Recently, Francisco Palmieri, head of mission of the US Foreign Office for Venezuela, reiterated at an Atlantic Council event in Washington DC the conditions for relaxing sanctions. He mainly insists on the release of political prisoners, an end to disqualifications and a credible electoral process in 2024.
For Geoff Ramsey, specialist for the Adrienne Arsht Center for Latin America, Palmieri has given signs that although the negotiation window is open, the opportunity is not indefinite. Ramsey believes that the ball is in the Maduro Government’s court and believes that, if they do not act in time, they will lose this opportunity because the United States will become immersed in its own electoral agenda.
I think the key is an approach made by Tamara Taraciuk, director of the Peter Bell Rule Program on the Rule of Law of the Inter-American Dialogue.

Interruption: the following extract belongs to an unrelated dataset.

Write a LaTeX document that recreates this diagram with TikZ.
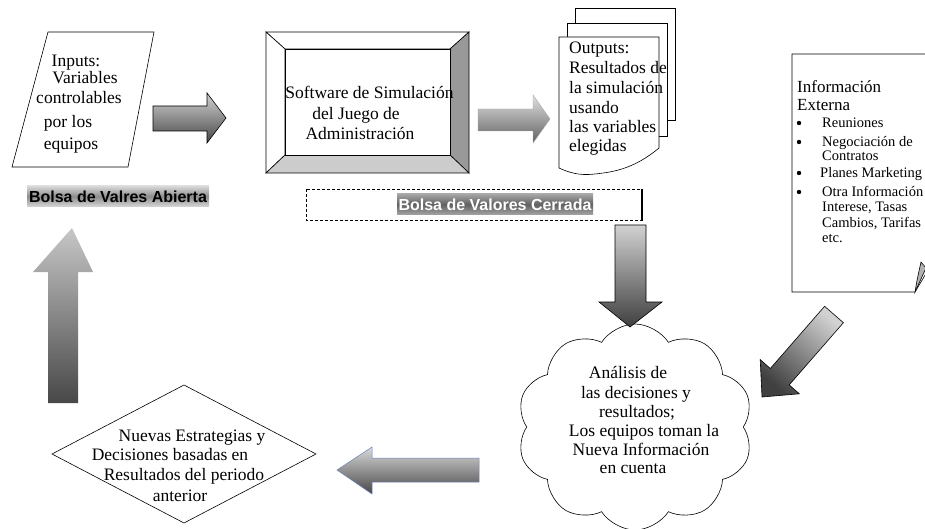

She wonders how to provide a golden bridge for people in power to allow a transition to happen.
Any real change must go through those in power, but what to do if the logic is not to give it up. It is in that space where perhaps it is worth the effort to continue exploring ideas that help a peaceful solution. How long will the Chavista elite remain willing to remain on their own hamster wheel?
Everyone has an opportunity to do it differently and the best example continues to be given by Venezuelan society, which, in all opinion studies, reiterates its commitment to the electoral process. The leadership can change the ending of this movie that is repeated over and over again.